Изучение стихотворной речи обычно делает упор на один из двух характерных для нее структурных факторов: во-первых, это деление на эквивалентные, вообще говоря не совпадающие с грамматическими синтагмами отрезки, – то есть на стихотворные строки, которые обозначаются сверхнормативными паузами при чтении и размещаются «в столбик» на письме; во-вторых, упорядоченное чередование сильных и слабых (для русского стиха – ударных и безударных) слогов внутри этих отрезков, то есть стихотворный метр.
Вплоть до XX века в теории стихосложения господствовали нормативные поэтики, служившие для обучения стихотворству и отдававшие преимущество второму явлению: теория стиха опиралась на метрику.
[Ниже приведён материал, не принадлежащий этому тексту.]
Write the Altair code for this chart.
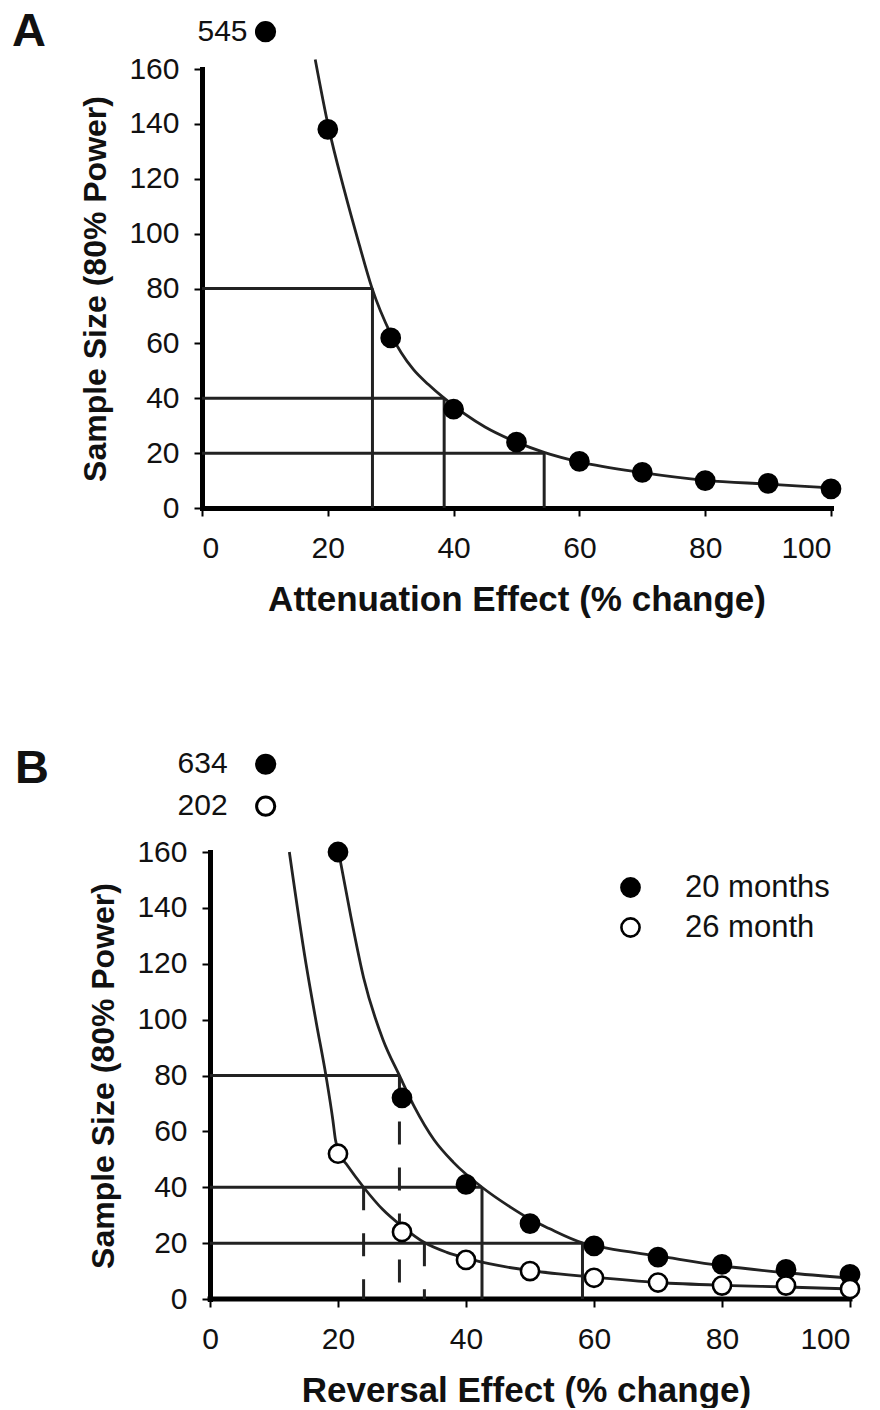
import altair as alt
import pandas as pd

# ---------------- Panel A data ----------------
a_x = [20, 30, 40, 50, 60, 70, 80, 90, 100]
a_y = [138, 62, 36, 24, 17, 13, 10, 9, 7]
a_out_x = [10.1]
a_out_y = [173.6]          # drawn above the axis break
a_out_label = ["545"]
a_curve_x = [18, 20.1, 22.6, 25, 27, 30, 33.6, 36, 38.4, 45, 50, 54.5, 60, 70, 80, 90, 100]
a_curve_y = [163.5, 139, 116, 96, 80.3, 63.5, 50.5, 45, 40.2, 29.5, 24, 20.2, 16.8, 12.9, 10.1, 8.7, 7.3]
a_ref_y = [80, 40, 20]
a_ref_x = [27.1, 38.5, 54.4]

# ---------------- Panel B data ----------------
b_x = [20, 30, 40, 50, 60, 70, 80, 90, 100]
b_20 = [160, 72, 41, 27, 19, 15, 12.4, 10.6, 8.8]
b_26 = [52, 24, 14, 10, 7.6, 5.9, 4.8, 4.8, 3.6]
b_series = ["20 months", "26 month"]
b_out_x = [8.7, 8.7]
b_out_y = [191.4, 176.4]   # drawn above the axis break
b_out_label = ["634", "202"]
b20_curve_x = [20.1, 22, 24, 27, 29.7, 32, 35, 38, 42.5, 47, 50, 53, 58.3, 62, 70, 80, 90, 100]
b20_curve_y = [160, 137, 115, 93, 79.5, 68.5, 57, 49, 40, 32.8, 28.6, 25.2, 20, 18.2, 15.4, 11.9, 9.4, 7.5]
b26_curve_x = [12.4, 15, 16.6, 18.15, 19.2, 19.6, 20.2, 21.3, 24, 27, 30, 33.5, 37, 40, 45, 50, 60, 70, 80, 90, 100]
b26_curve_y = [160, 120, 99, 79.5, 64, 57, 52, 48.3, 40, 32, 26, 20.2, 16.7, 14.6, 12, 10.2, 7.8, 5.9, 4.9, 4.3, 3.6]
b_ref_y = [80, 40, 20]
b_ref_x = [29.6, 42.5, 58.2]
b_ref_style = ["dashed", "solid", "solid"]
b_dash_x = [24, 33.5]
b_dash_top = [40, 20]

FONT = "Liberation Sans"
INK = "#111111"
LINE = "#222222"


def panel(letter, letter_pos, w, h, x_title, points_df, curves, hrefs, vrefs, outl_df,
          out_dx, legend=None, x_min=0.0, y_axis_offset=0):
    xs = alt.Scale(domain=[x_min, 100], nice=False, zero=False)
    ys = alt.Scale(domain=[0, 160], nice=False, zero=False)
    shifted = x_min != 0
    ax = alt.Axis(values=[0, 20, 40, 60, 80, 100], title=x_title, grid=False,
                  labelPadding=17, titlePadding=19, titleFontSize=35, tickSize=8,
                  domain=not shifted)
    ay = alt.Axis(values=[0, 20, 40, 60, 80, 100, 120, 140, 160], title="Sample Size (80% Power)",
                  grid=False, labelPadding=15, titlePadding=16, titleFontSize=32, tickSize=8,
                  offset=y_axis_offset)

    def X(f="x"):
        return alt.X(f"{f}:Q", scale=xs, axis=ax)

    def Y(f="y"):
        return alt.Y(f"{f}:Q", scale=ys, axis=ay)

    layers = []
    if shifted:
        # x-axis baseline drawn from 0 to 100 (axis domain line hidden)
        layers.append(alt.Chart(pd.DataFrame({"x": [0], "x2": [100], "y": [0]})).mark_rule(
            color="#000000", strokeWidth=5, strokeCap="square").encode(x=X("x"), x2="x2:Q", y=Y("y")))
    # reference lines (horizontal)
    layers.append(alt.Chart(hrefs).mark_rule(color=LINE, strokeWidth=3).encode(
        x=X("x"), x2="x2:Q", y=Y("y")))
    # reference lines (vertical)
    for style, dash in [("solid", [1, 0]), ("dashed", [23, 23])]:
        sub = vrefs[vrefs["style"] == style]
        if len(sub):
            layers.append(alt.Chart(sub).mark_rule(color=LINE, strokeWidth=3, strokeDash=dash).encode(
                x=X("x"), y=Y("y"), y2="y2:Q"))
    # curves
    layers.append(alt.Chart(curves).mark_line(color=LINE, strokeWidth=2.8, interpolate="monotone").encode(
        x=X("x"), y=Y("y"), detail="series:N", order="x:Q"))
    # points
    if legend is not None:
        fill = alt.Fill("series:N", scale=alt.Scale(domain=b_series, range=["#000000", "#ffffff"]),
                        legend=legend)
    else:
        fill = alt.value("#000000")
    layers.append(alt.Chart(points_df).mark_circle(size=330, stroke="#000000", strokeWidth=2.6, opacity=1).encode(
        x=X("x"), y=Y("y"), fill=fill))
    # outliers above the break
    for fcol in outl_df["fill"].unique():
        sub = outl_df[outl_df["fill"] == fcol]
        layers.append(alt.Chart(sub).mark_circle(size=330, stroke="#000000", strokeWidth=3, opacity=1,
                                                 fill=fcol).encode(x=X("x"), y=Y("y")))
    layers.append(alt.Chart(outl_df).mark_text(align="right", baseline="middle", dx=out_dx,
                                               font=FONT, fontSize=30, color=INK).encode(
        x=X("x"), y=Y("y"), text="label:N"))
    # panel letter
    layers.append(alt.Chart(pd.DataFrame({"t": [letter]})).mark_text(
        align="left", baseline="alphabetic", font=FONT, fontSize=47, fontWeight="bold", color=INK).encode(
        text="t:N", x=alt.value(letter_pos[0]), y=alt.value(letter_pos[1])))
    return alt.layer(*layers).properties(width=w, height=h)


# ---- Panel A frames ----
a_points = pd.DataFrame({"x": a_x, "y": a_y})
a_curves = pd.DataFrame({"x": a_curve_x, "y": a_curve_y, "series": "A"})
a_h = pd.DataFrame({"x": [0] * 3, "x2": a_ref_x, "y": a_ref_y})
a_v = pd.DataFrame({"x": a_ref_x, "y": a_ref_y, "y2": [0] * 3, "style": ["solid"] * 3})
a_out = pd.DataFrame({"x": a_out_x, "y": a_out_y, "label": a_out_label, "fill": ["#000000"]})

chartA = panel("A", (-190, -23), 629, 439, "Attenuation Effect (% change)",
               a_points, a_curves, a_h, a_v, a_out, -18)

# ---- Panel B frames ----
b_points = pd.DataFrame({
    "x": b_x + b_x,
    "y": b_20 + b_26,
    "series": [b_series[0]] * len(b_x) + [b_series[1]] * len(b_x),
})
b_curves = pd.concat([
    pd.DataFrame({"x": b20_curve_x, "y": b20_curve_y, "series": b_series[0]}),
    pd.DataFrame({"x": b26_curve_x, "y": b26_curve_y, "series": b_series[1]}),
])
b_h = pd.DataFrame({"x": [0] * 3, "x2": b_ref_x, "y": b_ref_y})
b_v = pd.DataFrame({
    "x": b_ref_x + b_dash_x,
    "y": b_ref_y + b_dash_top,
    "y2": [0] * 5,
    "style": b_ref_style + ["dashed", "dashed"],
})
b_out = pd.DataFrame({"x": b_out_x, "y": b_out_y, "label": b_out_label,
                      "fill": ["#000000", "#ffffff"]})

legendB = alt.Legend(title=None, orient="none", legendX=413, legendY=20, padding=0,
                     symbolType="circle", symbolSize=330, symbolStrokeColor="#000000",
                     symbolStrokeWidth=2.6, symbolOpacity=1, labelFont=FONT, labelFontSize=31,
                     labelColor=INK, labelOffset=39, rowPadding=8)

chartB = panel("B", (-187, -69), 648, 447, "Reversal Effect (% change)",
               b_points, b_curves, b_h, b_v, b_out, -38, legend=legendB,
               x_min=-1.25, y_axis_offset=-8)

chart = alt.concat(chartA, chartB, columns=1, spacing=128).resolve_scale(
    fill="independent"
).resolve_legend(fill="independent").properties(
    padding={"left": 4, "top": 0, "right": 5, "bottom": 0}
).configure_view(stroke=None).configure_axis(
    domainColor="#000000", domainWidth=5, domainCap="square",
    tickColor="#000000", tickWidth=2,
    labelFont=FONT, labelFontSize=30, labelColor=INK,
    titleFont=FONT, titleFontWeight="bold", titleColor=INK,
)

chart.save("out.html", embed_options={"renderer": "svg", "actions": False})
Русский формализм в 1920-е годы пересмотрел эту традицию, переориентировав поэтику на опыт читателя, а не стихотворца: в его исследованиях «открывалась перспектива некой высшей теории стиха, по отношению к которой метрика должна была занимать место элементарной пропедевтики»[237]. В рамках такой теории метрическая организация стиха рассматривается как его факультативное свойство (возможен стих без метра – например, верлибр), а определяющим свойством служит деление речи на отрезки и вытекающие из него динамические эффекты[238]. Членение на метрические стопы и на стихи различаются тем, что только при втором членении образуются замкнутые, сосредоточенные в себе сегменты с четко отмеченными началом и концом: они образуют микроаналог текста, тогда как метрические исследования (кроме описания устойчивых закрытых форм вроде сонета) имеют своим предметом скорее бесконечный поэтический дискурс.Важным шагом к преодолению традиционной концепции стиха стали стиховедческие работы Виктора Жирмунского, который, углубляя изучение метрики, ограничил роль собственно метра, проведя различие между метром
и ритмом. Метр (размер) – это «идеальный закон, управляющий чередованием сильных и слабых звуков в стихе», а ритм – «реальное чередование сильных и слабых звуков, возникающих в результате взаимодействия естественных свойств речевого материала и метрического закона»[239]. Это различение можно было бы сблизить с соссюровской оппозицией языка и речи, то есть абстрактной структуры и ее конкретной реализации (см. § 4); но Жирмунский скорее имел в виду понятие не структуры, а идеального типа, разрабатывавшееся в немецкой науке, в частности у Макса Вебера. Разница между ними в том, что структура по определению представляет собой схематическое образование, абстракцию, тогда как идеальный тип – целостный, конкретный объект, наделенный образцовым достоинством. Соответственно речь по Соссюру – это реализация структур языка, а ритм стиха по Жирмунскому – отклонения от идеальной метрической схемы, которая иногда может и воплощаться в чистом виде. Например, в «Евгении Онегине» можно найти строки полноударного четырехстопного ямба («Мой дядя самых честных правил…»), но в других строках эта метрическая схема нарушается, «встречаются пропуски метрических ударений то на одном из четных слогов, то на другом», причем «существует инерция ударности на четных местах, поэтому в нашем сознании воссоздается норма ямбического строя, метрическое задание, соотносительно с которым воспринимается и каждый отдельный стих»[240]. Именно эта «инерция» стихотворного строя, «понуждение относить известное чередование ударений к идеальной норме»[241] отличают стих от прозы: стихотворное качество речи заключается не в чувственно воспринимаемом чередовании сильных и слабых слогов, а в виртуальной соотнесенности стиха с метрическим образцом.